WASHINGTON, DC - JUNE 03:  Democratic presidential candidate and U.S. Sen. Bernie Sanders (I-VT) arrives at a news conference
WASHINGTON, DC - JUNE 03: Democratic presidential candidate and U.S. Sen. Bernie Sanders (I-VT) arrives at a news conference June 3, 2015 on Capitol Hill in Washington, DC. Congressional Democrats held a news conference to oppose to fast-tracking the Trans-Pacific Partnership. (Photo by Alex Wong/Getty Images)

WASHINGTON -- The number of adoring supporters who have shown up at presidential campaign events for Sen. Bernie Sanders (I-Vt.) is bigger than even the candidate himself expected.

"I am surprised by the size of the crowds. In Keene, New Hampshire, on Saturday, we had close to a thousand people," Sanders told reporters on Thusday at a Christian Science Monitor breakfast in Washington, D.C..

The self-described democratic socialist, who has presented himself as a champion of the working class against the interests of big business and corporate America, has drawn sizable crowds in early primary states. Last month, several thousand people turned out to hear Sanders speak in Minneapolis, Minnesota. And in New Hampshire, the Vermont senator has attracted more interest, at least in sheer numbers, than much of the 2016 Republican presidential field.

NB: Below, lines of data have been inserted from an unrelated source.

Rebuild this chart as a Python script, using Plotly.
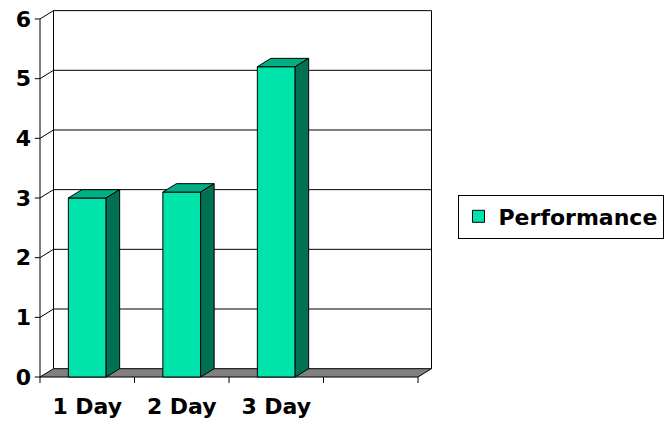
import plotly.graph_objects as go

# Data
categories = ["1 Day", "2 Day", "3 Day", ""]
performance = [3.0, 3.1, 5.2]
y_ticks = [0, 1, 2, 3, 4, 5, 6]

# Colours
FRONT = "#00E3AA"
TOP = "#00AF83"
SIDE = "#007153"
FLOOR = "#808080"
LINE = "#000000"
FONT = "DejaVu Sans"

# Pseudo-3D geometry (in axis units)
BAR_W = 0.4
DX = 0.143          # depth offset along x
DY = 0.140          # depth offset along y
X0, X1 = -0.5, len(categories) - 0.5
YMAX = max(y_ticks)
TICK = 0.1          # outside tick length below the floor

xpos = list(range(len(performance)))

fig = go.Figure()

# Front faces of the columns
fig.add_trace(go.Bar(
    x=xpos, y=performance, width=BAR_W, name="Performance",
    marker=dict(color=FRONT, line=dict(color=LINE, width=1)),
    hoverinfo="skip",
))

# Top and side faces built from the same values
top_x, top_y, side_x, side_y = [], [], [], []
for xc, v in zip(xpos, performance):
    l, r = xc - BAR_W / 2, xc + BAR_W / 2
    top_x += [l, l + DX, r + DX, r, l, None]
    top_y += [v, v + DY, v + DY, v, v, None]
    side_x += [r, r + DX, r + DX, r, r, None]
    side_y += [0, DY, v + DY, v, 0, None]

for fx, fy, col in ((top_x, top_y, TOP), (side_x, side_y, SIDE)):
    fig.add_trace(go.Scatter(
        x=fx, y=fy, mode="lines", fill="toself", fillcolor=col,
        line=dict(color=LINE, width=1), showlegend=False, hoverinfo="skip",
    ))

shapes = []
# Floor
shapes.append(dict(
    type="path", layer="below",
    path=f"M{X0},0 L{X1},0 L{X1 + DX},{DY} L{X0 + DX},{DY} Z",
    fillcolor=FLOOR, line=dict(color=LINE, width=1),
))
# Gridlines across the side wall and back wall
for t in y_ticks[1:]:
    shapes.append(dict(
        type="path", layer="below",
        path=f"M{X0},{t} L{X0 + DX},{t + DY} L{X1 + DX},{t + DY}",
        line=dict(color=LINE, width=1),
    ))
# Back wall verticals
for xv in (X0 + DX, X1 + DX):
    shapes.append(dict(type="line", layer="below", x0=xv, x1=xv, y0=DY, y1=YMAX + DY,
                       line=dict(color=LINE, width=1)))
# Value axis line and its ticks
shapes.append(dict(type="line", layer="below", x0=X0, x1=X0, y0=-TICK, y1=YMAX,
                   line=dict(color=LINE, width=1)))
for t in y_ticks:
    shapes.append(dict(type="line", layer="below", x0=X0 - 0.055, x1=X0, y0=t, y1=t,
                       line=dict(color=LINE, width=1)))
# Category boundary ticks
for i in range(1, len(categories) + 1):
    b = X0 + i
    shapes.append(dict(type="line", layer="below", x0=b, x1=b, y0=-TICK, y1=0,
                       line=dict(color=LINE, width=1)))

fig.update_layout(
    width=664, height=424,
    margin=dict(l=34, r=230, t=8, b=41),
    paper_bgcolor="white", plot_bgcolor="white",
    shapes=shapes,
    showlegend=True,
    legend=dict(
        xref="container", yref="container",
        x=457.5 / 664, y=1 - 194.5 / 424, xanchor="left", yanchor="top",
        bordercolor=LINE, borderwidth=1, bgcolor="white",
        itemwidth=30, tracegroupgap=0,
        font=dict(family=FONT, size=22, color="black", weight="bold"),
    ),
    xaxis=dict(
        range=[X0 - 6 / 94.5, X0 + 394 / 94.5],
        tickmode="array", tickvals=xpos, ticktext=categories[:len(xpos)],
        ticks="", showgrid=False, zeroline=False, showline=False,
        ticklabelstandoff=8, automargin=False,
        tickfont=dict(family=FONT, size=22, color="black", weight="bold"),
        fixedrange=True,
    ),
    yaxis=dict(
        range=[-TICK, 369 / 59.67],
        tickmode="array", tickvals=y_ticks,
        ticks="", showgrid=False, zeroline=False, showline=False,
        ticklabelstandoff=2, automargin=False,
        tickfont=dict(family=FONT, size=22, color="black", weight="bold"),
        fixedrange=True,
    ),
)

fig.write_html("out.html")
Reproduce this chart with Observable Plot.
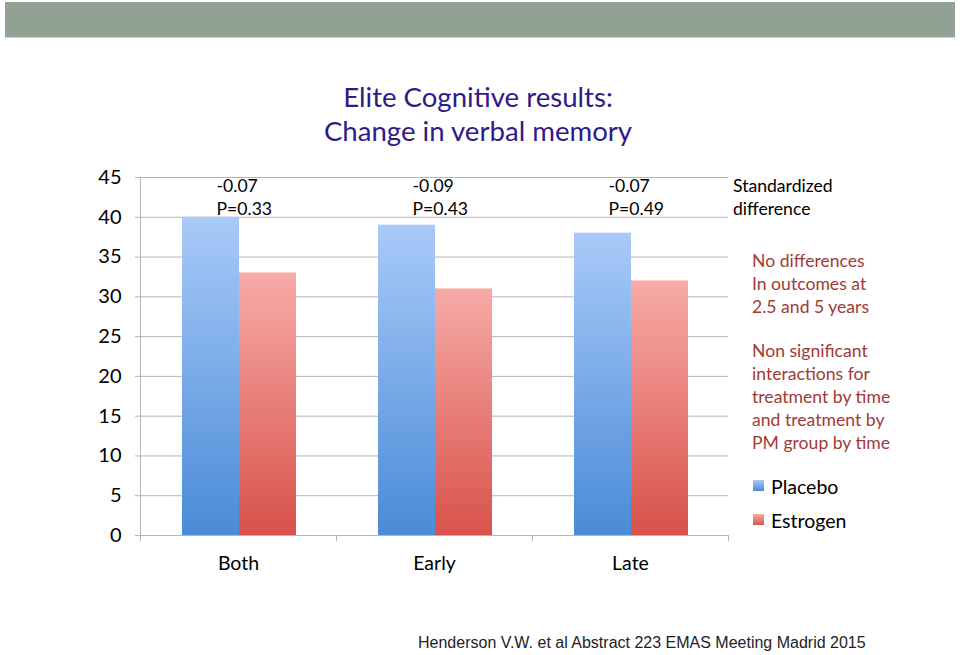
<!DOCTYPE html>
<html>
<head>
<meta charset="utf-8">
<script src="https://cdn.jsdelivr.net/npm/d3@7"></script>
<script src="https://cdn.jsdelivr.net/npm/@observablehq/plot@0.6"></script>
<style>
  body { margin: 0; background: #fff; }
  #slide { position: relative; width: 960px; height: 655px; background: #fff; overflow: hidden; font-family: Lato, "Open Sans", sans-serif; }
  .abs { position: absolute; white-space: nowrap; }
  #header { left: 5px; top: 2px; width: 950px; height: 35px; background: #91a194; border-bottom: 1px solid #c9d1c9; }
  #title { left: 278px; width: 400px; top: 80px; text-align: center; font-size: 27.6px; line-height: 34px; color: #2f1a88; }
  .note { font-size: 17.6px; line-height: 23px; }
  .red { color: #a23a35; }
  .legend { font-size: 19.5px; line-height: 22px; color: #000; }
  .sw { position: absolute; width: 11px; height: 11px; }
  #footer { left: 418px; top: 633px; font-family: "Liberation Sans", Arial, sans-serif; font-size: 16px; line-height: 20px; color: #222; }
  #chart { left: 0; top: 160px; }
</style>
</head>
<body>
<div id="slide">
  <div id="header" class="abs"></div>
  <div id="title" class="abs">Elite Cognitive results:<br>Change in verbal memory</div>
  <div id="chart" class="abs"></div>
  <div class="abs note" style="left:733px; top:174px; color:#000;">Standardized<br>difference</div>
  <div class="abs note red" style="left:752px; top:249px;">No differences<br>In outcomes at<br>2.5 and 5 years</div>
  <div class="abs note red" style="left:752px; top:339px;">Non significant<br>interactions for<br>treatment by time<br>and treatment by<br>PM group by time</div>
  <div id="legend"></div>
  <div id="footer" class="abs">Henderson V.W. et al Abstract 223 EMAS Meeting Madrid 2015</div>
</div>
<script>
// ---- data ----
const categories = ["Both", "Early", "Late"];
const placebo = [40, 39, 38];
const estrogen = [33, 31, 32];
const stdDiff = ["-0.07", "-0.09", "-0.07"];
const pValues = ["P=0.33", "P=0.43", "P=0.49"];
const yTicks = [0, 5, 10, 15, 20, 25, 30, 35, 40, 45];
const seriesNames = ["Placebo", "Estrogen"];

const rows = categories.map((c, i) => ({
  i, category: c, placebo: placebo[i], estrogen: estrogen[i],
  label: stdDiff[i] + "\n" + pValues[i]
}));

const gridColor = "#b5b5b5";

const chart = Plot.plot({
  width: 740,
  height: 430,
  marginLeft: 140,
  marginRight: 12,
  marginTop: 17,
  marginBottom: 55,
  x: { type: "linear", domain: [0, categories.length] },
  y: { domain: [0, 45] },
  style: { fontFamily: "Lato, 'Open Sans', sans-serif", color: "#000", background: "transparent", overflow: "visible" },
  marks: [
    Plot.gridY(yTicks, { stroke: gridColor, strokeOpacity: 1 }),
    Plot.axisY(yTicks, { tickSize: 5, tickPadding: 14, fontSize: 20, stroke: gridColor, fill: "#000", label: null }),
    Plot.rect(rows, { x1: "i", x2: d => d.i + 1, y1: 0, y2: "placebo", fill: "url(#gradPlacebo)", insetLeft: 42, insetRight: 97 }),
    Plot.rect(rows, { x1: "i", x2: d => d.i + 1, y1: 0, y2: "estrogen", fill: "url(#gradEstrogen)", insetLeft: 99, insetRight: 40 }),
    Plot.ruleX([0], { stroke: gridColor }),
    Plot.axisX(d3.range(categories.length + 1), { tickSize: 6, tickFormat: () => "", stroke: gridColor, label: null }),
    Plot.axisX(categories.map((c, i) => i + 0.5), { tickSize: 0, tickPadding: 21, fontSize: 19.5, tickFormat: d => categories[Math.floor(d)], label: null }),
    Plot.text(rows, { x: d => d.i + 0.5, frameAnchor: "top", text: "label", textAnchor: "start", lineAnchor: "top", dx: -22, dy: -2, fontSize: 17.6, lineHeight: 1.32, fill: "#000" })
  ]
});

// gradients for bars (per-bar, top light -> bottom darker)
const defs = d3.select(chart).insert("defs", ":first-child");
function grad(id, top, bottom) {
  const g = defs.append("linearGradient").attr("id", id).attr("x1", 0).attr("y1", 0).attr("x2", 0).attr("y2", 1);
  g.append("stop").attr("offset", "0%").attr("stop-color", top);
  g.append("stop").attr("offset", "100%").attr("stop-color", bottom);
}
grad("gradPlacebo", "#a9caf8", "#4a8bd8");
grad("gradEstrogen", "#f8aba7", "#d8524b");

document.getElementById("chart").appendChild(chart);

// legend
const legend = document.getElementById("legend");
const swatches = [
  { name: seriesNames[0], css: "linear-gradient(#a9caf8, #4a8bd8)", top: 476 },
  { name: seriesNames[1], css: "linear-gradient(#f8aba7, #d8524b)", top: 510 }
];
swatches.forEach(s => {
  const sw = document.createElement("div");
  sw.className = "sw";
  sw.style.left = "753px";
  sw.style.top = (s.top + 4) + "px";
  sw.style.background = s.css;
  legend.appendChild(sw);
  const t = document.createElement("div");
  t.className = "abs legend";
  t.style.left = "771px";
  t.style.top = s.top + "px";
  t.textContent = s.name;
  legend.appendChild(t);
});
</script>
</body>
</html>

Although Sanders said his campaign is "bulking up" for additional swings through early primary states, he conceded that he would ultimately be outspent by rivals who enjoy support from more deep-pocketed donors and super PACs, which are able to raise unlimited sums of money in support of a preferred candidate.

"We are going to be outspent, but that was never the question," Sanders said. "The question is could we raise the money to run a winning campaign? And I think we can."

Asked by a reporter what he had learned since announcing his run for the White House, Sanders decried the army of lobbyists and consultants who make their living by turning the democratic process into a business -- generally in the nation's capital.

"A lot of people want to make a lot of money off of campaigns," he said. "There is an entire industry here in Washington, D.C., of folks who are prepared to help you at some extravagant price."

Sanders continues to trail Clinton in the polls by some 50 points. But he isn't sweating it. Rather, the senator argued that once more people have heard of him and what he stands for, the numbers will start to turn in his favor.

"Polls have a lot to do with name recognition. I think [Clinton] may certainly be one of the best-known people in the U.S. I am not. I think our name recognition is growing," he said. "We have momentum. Our numbers are growing."

Correction: This article incorrectly stated that Sanders has drawn larger crowds at campaign rallies than Hillary Clinton. The Clinton campaign will hold its first major rally Saturday.